Saturday 11th June 2011

Kevin,

The unending saga of trying to get this beast to run and handle properly. I now have 62 miles on the trike and yes, you can post this.

Since I am new to riding something like this, I was not sure what to expect. At all speeds I get a vibration through the whole bike and could not figure out what was causing it. By the time you are at 35 MPH the vibration is very noticeable and with other control issues, it is hard to figure out what is going on. I took the trike up to an auto repair shop and had them balance all three wheels. One wheel did not have any weights and needed a small weight. Another wheel had a weight but it was totally loose. This did not solve the problems that I am having.

1) I jacked up the rear of the trike and started the engine in gear so that the back wheel would rotate. I used a fixed post to move close to the left side of the tire from the rear and it had a variation in distance from the fixed post to the tire wall of about 1/32 inch when the tire rotated. I then moved it to the right side and the variation was closer to 1/8 inch. Next, I put the fixed post at the back of the tire and fixed the position at one of the deepest grooves in the tread so that I could see how much wobble was on the tread. This measured about 1/16 inch.

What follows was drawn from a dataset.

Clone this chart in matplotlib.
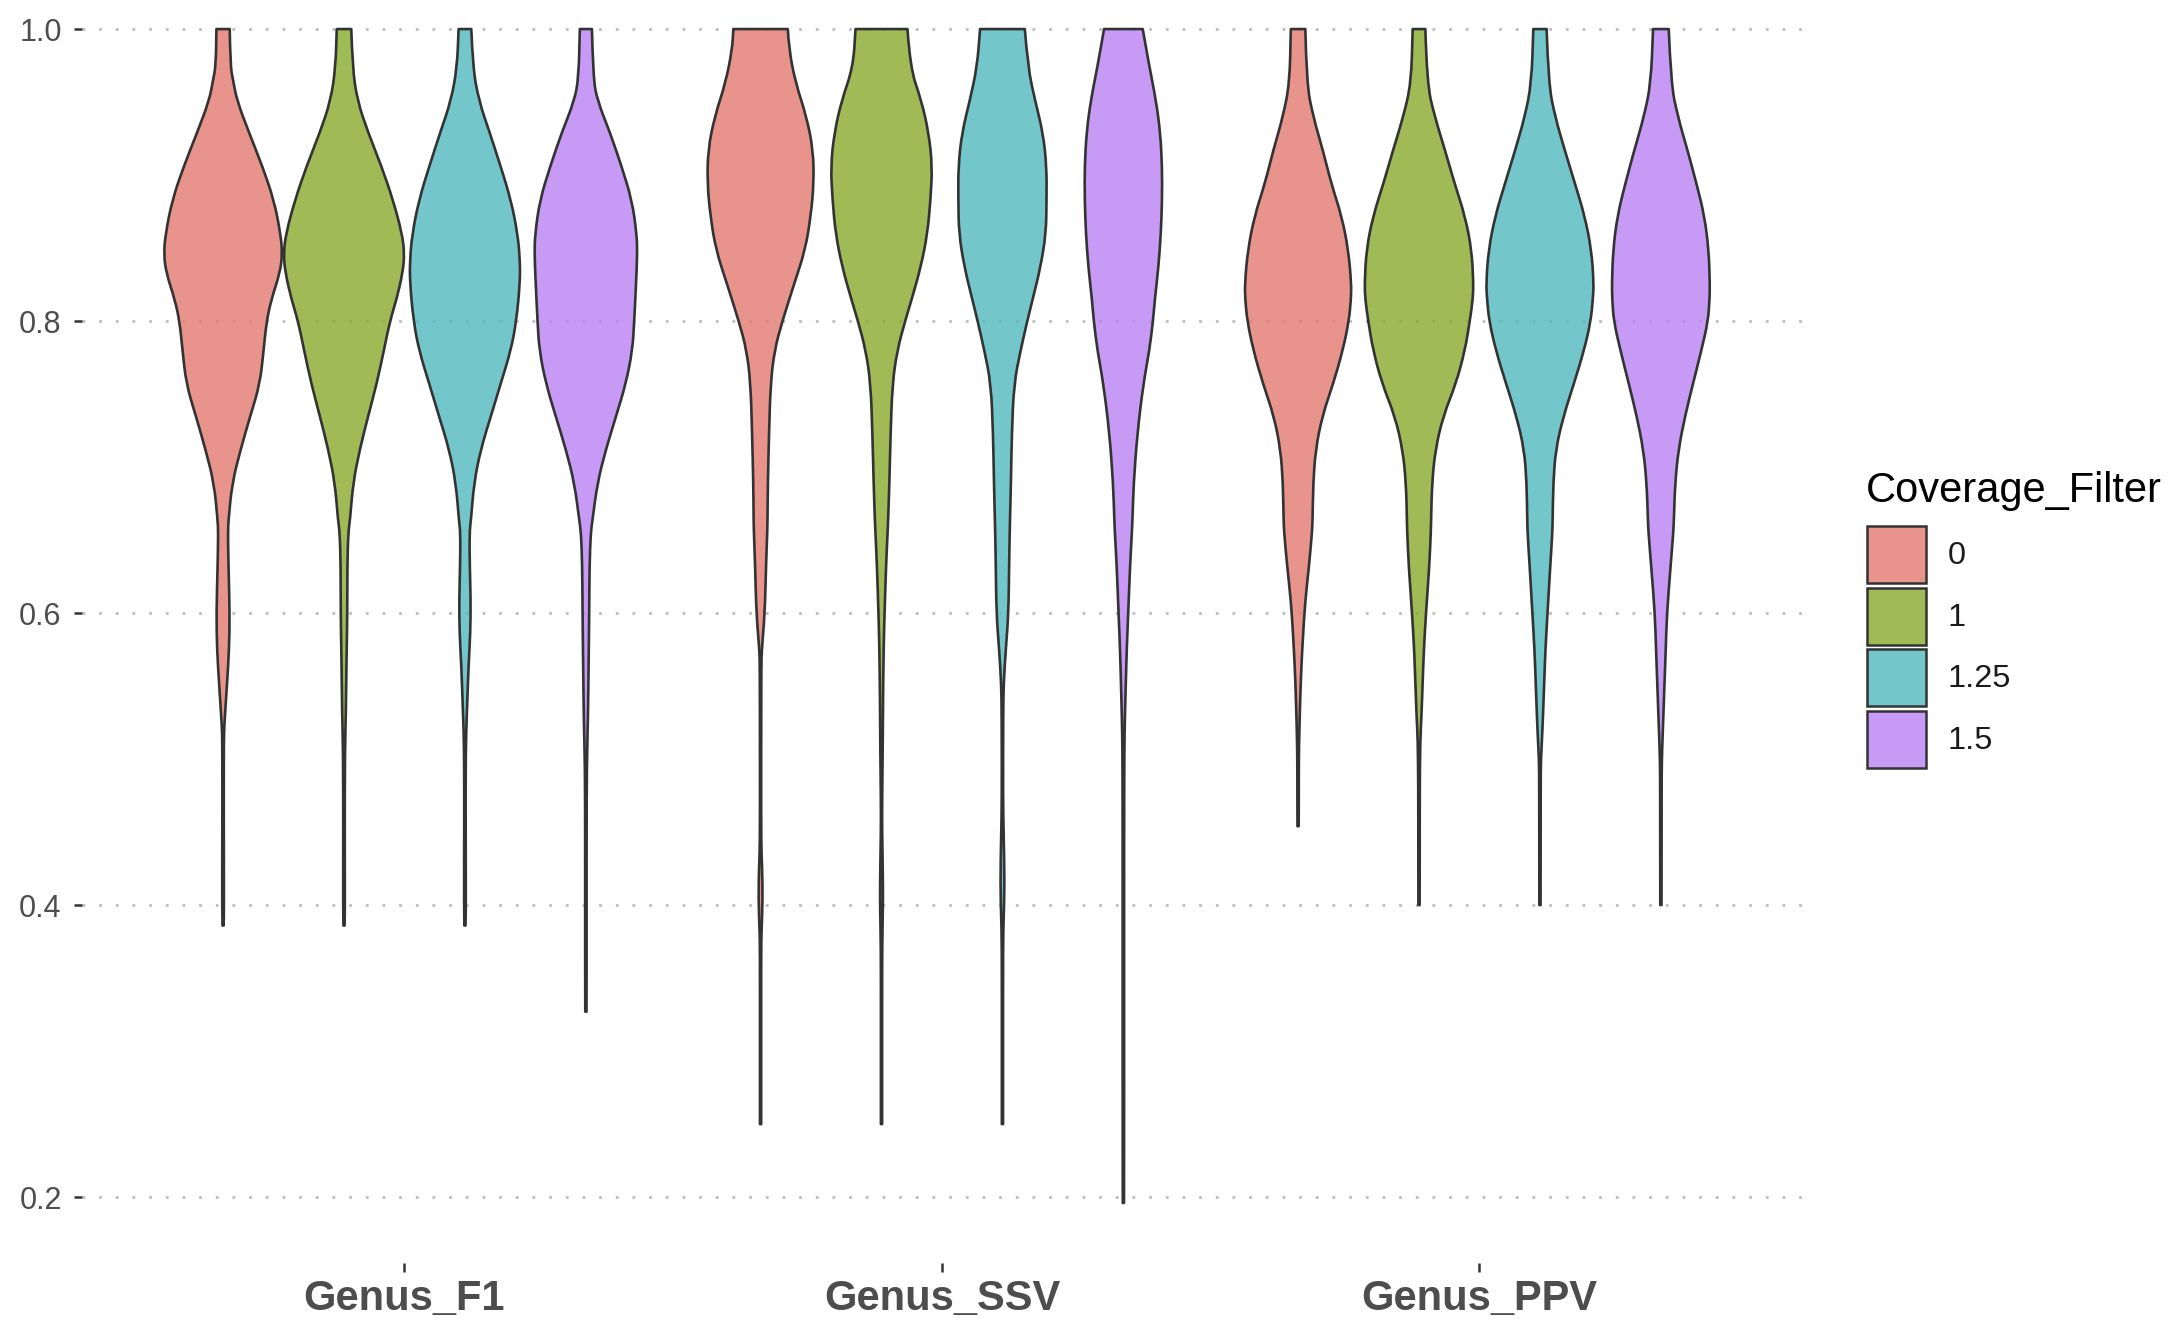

I did not think that this would cause the amount of vibration that I am getting, so I decided to check the rim for being out of round. Low and behold, when I put the fixed post at the edge of the rim, I got 3/32" of distance out of round. I think this is what is causing the vibration of the rear wheel. I neglected to mention that there is an audible hum, hum, hum not continuous, but all of the  time like a  throbbing. The fast you go, the  faster  the  throbbing noise.

My son was following me in a car and watched the wheel and he said that the fender and  license plate vibrate severely.

2) I initially adjusted the tire pressure to 40 psi and since have dropped it to 37 psi to see if there were any handling differences. The result is inconclusive.
3) I changed the setting on the back shock from the middle position to the softest position (spring not compressed as much). This did remove the jarring in the buttocks every time you hit even a small bump.
4) There is a male electrical connector in the front that is disconnected. It consists of three wires, gray, blue and orange. The gray wire is hot at all times even with the key off. I used a multimeter and put the positive probe on the gray wire and the negative on the blue and orange alternatively. Both sets of connections show battery voltage. I have no idea where this goes as I cannot find a female connector to plug it in to.

I have no idea as to what this is for. Is it possible that this is why the battery is not charging? The voltage does not increase on this line when you rev up the engine.